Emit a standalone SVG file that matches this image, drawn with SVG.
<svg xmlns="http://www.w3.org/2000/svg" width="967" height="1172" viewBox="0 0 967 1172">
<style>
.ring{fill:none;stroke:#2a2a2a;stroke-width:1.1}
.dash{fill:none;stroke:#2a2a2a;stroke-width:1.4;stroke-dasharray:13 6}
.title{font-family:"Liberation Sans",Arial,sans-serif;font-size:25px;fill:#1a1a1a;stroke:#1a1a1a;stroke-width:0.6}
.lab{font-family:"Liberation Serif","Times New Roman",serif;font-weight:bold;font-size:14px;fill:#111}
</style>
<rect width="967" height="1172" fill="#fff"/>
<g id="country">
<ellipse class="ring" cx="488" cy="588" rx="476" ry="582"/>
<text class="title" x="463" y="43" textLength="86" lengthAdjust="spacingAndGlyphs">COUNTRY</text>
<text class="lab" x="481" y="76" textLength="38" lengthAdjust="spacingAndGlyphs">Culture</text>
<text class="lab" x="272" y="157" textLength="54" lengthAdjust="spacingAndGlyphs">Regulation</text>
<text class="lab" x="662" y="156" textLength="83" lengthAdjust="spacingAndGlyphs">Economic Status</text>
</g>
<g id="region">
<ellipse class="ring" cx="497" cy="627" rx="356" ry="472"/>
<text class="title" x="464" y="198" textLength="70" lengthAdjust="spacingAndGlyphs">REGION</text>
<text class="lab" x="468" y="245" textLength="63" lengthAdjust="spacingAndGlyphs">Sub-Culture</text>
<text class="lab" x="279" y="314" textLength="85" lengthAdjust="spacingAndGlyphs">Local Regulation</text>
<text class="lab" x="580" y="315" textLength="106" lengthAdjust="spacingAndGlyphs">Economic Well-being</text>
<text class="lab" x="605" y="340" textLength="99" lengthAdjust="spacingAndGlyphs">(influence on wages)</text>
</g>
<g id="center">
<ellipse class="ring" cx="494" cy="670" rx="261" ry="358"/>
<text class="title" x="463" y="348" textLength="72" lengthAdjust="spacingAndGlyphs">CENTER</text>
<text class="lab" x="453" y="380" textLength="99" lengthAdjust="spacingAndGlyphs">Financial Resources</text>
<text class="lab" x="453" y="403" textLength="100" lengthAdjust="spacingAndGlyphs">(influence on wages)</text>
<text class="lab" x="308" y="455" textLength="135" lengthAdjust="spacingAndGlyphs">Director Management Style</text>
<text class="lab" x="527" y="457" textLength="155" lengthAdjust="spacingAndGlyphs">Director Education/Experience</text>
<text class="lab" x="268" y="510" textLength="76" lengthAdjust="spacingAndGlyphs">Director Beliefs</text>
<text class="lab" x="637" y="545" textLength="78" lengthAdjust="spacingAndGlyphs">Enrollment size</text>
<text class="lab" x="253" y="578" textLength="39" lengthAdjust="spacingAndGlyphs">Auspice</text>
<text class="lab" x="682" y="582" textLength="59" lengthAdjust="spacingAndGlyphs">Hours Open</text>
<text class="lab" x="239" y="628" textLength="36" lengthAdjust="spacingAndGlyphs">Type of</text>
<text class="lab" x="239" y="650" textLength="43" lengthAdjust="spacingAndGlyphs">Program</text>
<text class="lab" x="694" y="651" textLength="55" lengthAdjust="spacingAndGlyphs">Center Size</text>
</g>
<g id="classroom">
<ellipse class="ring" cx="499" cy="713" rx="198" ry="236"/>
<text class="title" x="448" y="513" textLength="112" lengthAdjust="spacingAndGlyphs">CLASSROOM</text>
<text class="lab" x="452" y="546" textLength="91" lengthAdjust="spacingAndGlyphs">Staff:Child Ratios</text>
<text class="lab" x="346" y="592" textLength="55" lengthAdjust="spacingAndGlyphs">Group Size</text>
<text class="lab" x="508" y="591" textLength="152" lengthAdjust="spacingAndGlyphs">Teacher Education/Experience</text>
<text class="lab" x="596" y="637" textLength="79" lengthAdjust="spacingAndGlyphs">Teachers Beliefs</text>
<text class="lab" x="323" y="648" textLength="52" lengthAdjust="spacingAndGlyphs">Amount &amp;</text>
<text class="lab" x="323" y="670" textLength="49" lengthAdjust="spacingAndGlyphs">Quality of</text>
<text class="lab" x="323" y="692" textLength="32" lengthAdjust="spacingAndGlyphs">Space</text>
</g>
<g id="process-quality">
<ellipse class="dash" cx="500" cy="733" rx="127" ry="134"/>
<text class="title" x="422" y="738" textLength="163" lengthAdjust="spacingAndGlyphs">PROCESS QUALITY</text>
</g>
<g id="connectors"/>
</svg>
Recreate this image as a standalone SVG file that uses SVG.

^^^^^^^^^^^^^^^^

### WHAT NEEDS TO BE DONE
Make an exact copy of every line in the data.

### PROBLEM SOLUTION
Emit a standalone SVG file that matches this image, drawn with SVG.
<svg xmlns="http://www.w3.org/2000/svg" width="967" height="1172" viewBox="0 0 967 1172">
<style>
.ring{fill:none;stroke:#2a2a2a;stroke-width:1.1}
.dash{fill:none;stroke:#2a2a2a;stroke-width:1.4;stroke-dasharray:13 6}
.title{font-family:"Liberation Sans",Arial,sans-serif;font-size:25px;fill:#1a1a1a;stroke:#1a1a1a;stroke-width:0.6}
.lab{font-family:"Liberation Serif","Times New Roman",serif;font-weight:bold;font-size:14px;fill:#111}
</style>
<rect width="967" height="1172" fill="#fff"/>
<g id="country">
<ellipse class="ring" cx="488" cy="588" rx="476" ry="582"/>
<text class="title" x="463" y="43" textLength="86" lengthAdjust="spacingAndGlyphs">COUNTRY</text>
<text class="lab" x="481" y="76" textLength="38" lengthAdjust="spacingAndGlyphs">Culture</text>
<text class="lab" x="272" y="157" textLength="54" lengthAdjust="spacingAndGlyphs">Regulation</text>
<text class="lab" x="662" y="156" textLength="83" lengthAdjust="spacingAndGlyphs">Economic Status</text>
</g>
<g id="region">
<ellipse class="ring" cx="497" cy="627" rx="356" ry="472"/>
<text class="title" x="464" y="198" textLength="70" lengthAdjust="spacingAndGlyphs">REGION</text>
<text class="lab" x="468" y="245" textLength="63" lengthAdjust="spacingAndGlyphs">Sub-Culture</text>
<text class="lab" x="279" y="314" textLength="85" lengthAdjust="spacingAndGlyphs">Local Regulation</text>
<text class="lab" x="580" y="315" textLength="106" lengthAdjust="spacingAndGlyphs">Economic Well-being</text>
<text class="lab" x="605" y="340" textLength="99" lengthAdjust="spacingAndGlyphs">(influence on wages)</text>
</g>
<g id="center">
<ellipse class="ring" cx="494" cy="670" rx="261" ry="358"/>
<text class="title" x="463" y="348" textLength="72" lengthAdjust="spacingAndGlyphs">CENTER</text>
<text class="lab" x="453" y="380" textLength="99" lengthAdjust="spacingAndGlyphs">Financial Resources</text>
<text class="lab" x="453" y="403" textLength="100" lengthAdjust="spacingAndGlyphs">(influence on wages)</text>
<text class="lab" x="308" y="455" textLength="135" lengthAdjust="spacingAndGlyphs">Director Management Style</text>
<text class="lab" x="527" y="457" textLength="155" lengthAdjust="spacingAndGlyphs">Director Education/Experience</text>
<text class="lab" x="268" y="510" textLength="76" lengthAdjust="spacingAndGlyphs">Director Beliefs</text>
<text class="lab" x="637" y="545" textLength="78" lengthAdjust="spacingAndGlyphs">Enrollment size</text>
<text class="lab" x="253" y="578" textLength="39" lengthAdjust="spacingAndGlyphs">Auspice</text>
<text class="lab" x="682" y="582" textLength="59" lengthAdjust="spacingAndGlyphs">Hours Open</text>
<text class="lab" x="239" y="628" textLength="36" lengthAdjust="spacingAndGlyphs">Type of</text>
<text class="lab" x="239" y="650" textLength="43" lengthAdjust="spacingAndGlyphs">Program</text>
<text class="lab" x="694" y="651" textLength="55" lengthAdjust="spacingAndGlyphs">Center Size</text>
</g>
<g id="classroom">
<ellipse class="ring" cx="499" cy="713" rx="198" ry="236"/>
<text class="title" x="448" y="513" textLength="112" lengthAdjust="spacingAndGlyphs">CLASSROOM</text>
<text class="lab" x="452" y="546" textLength="91" lengthAdjust="spacingAndGlyphs">Staff:Child Ratios</text>
<text class="lab" x="346" y="592" textLength="55" lengthAdjust="spacingAndGlyphs">Group Size</text>
<text class="lab" x="508" y="591" textLength="152" lengthAdjust="spacingAndGlyphs">Teacher Education/Experience</text>
<text class="lab" x="596" y="637" textLength="79" lengthAdjust="spacingAndGlyphs">Teachers Beliefs</text>
<text class="lab" x="323" y="648" textLength="52" lengthAdjust="spacingAndGlyphs">Amount &amp;</text>
<text class="lab" x="323" y="670" textLength="49" lengthAdjust="spacingAndGlyphs">Quality of</text>
<text class="lab" x="323" y="692" textLength="32" lengthAdjust="spacingAndGlyphs">Space</text>
</g>
<g id="process-quality">
<ellipse class="dash" cx="500" cy="733" rx="127" ry="134"/>
<text class="title" x="422" y="738" textLength="163" lengthAdjust="spacingAndGlyphs">PROCESS QUALITY</text>
</g>
<g id="connectors"/>
</svg>
Recreate this image as a standalone SVG file that uses SVG.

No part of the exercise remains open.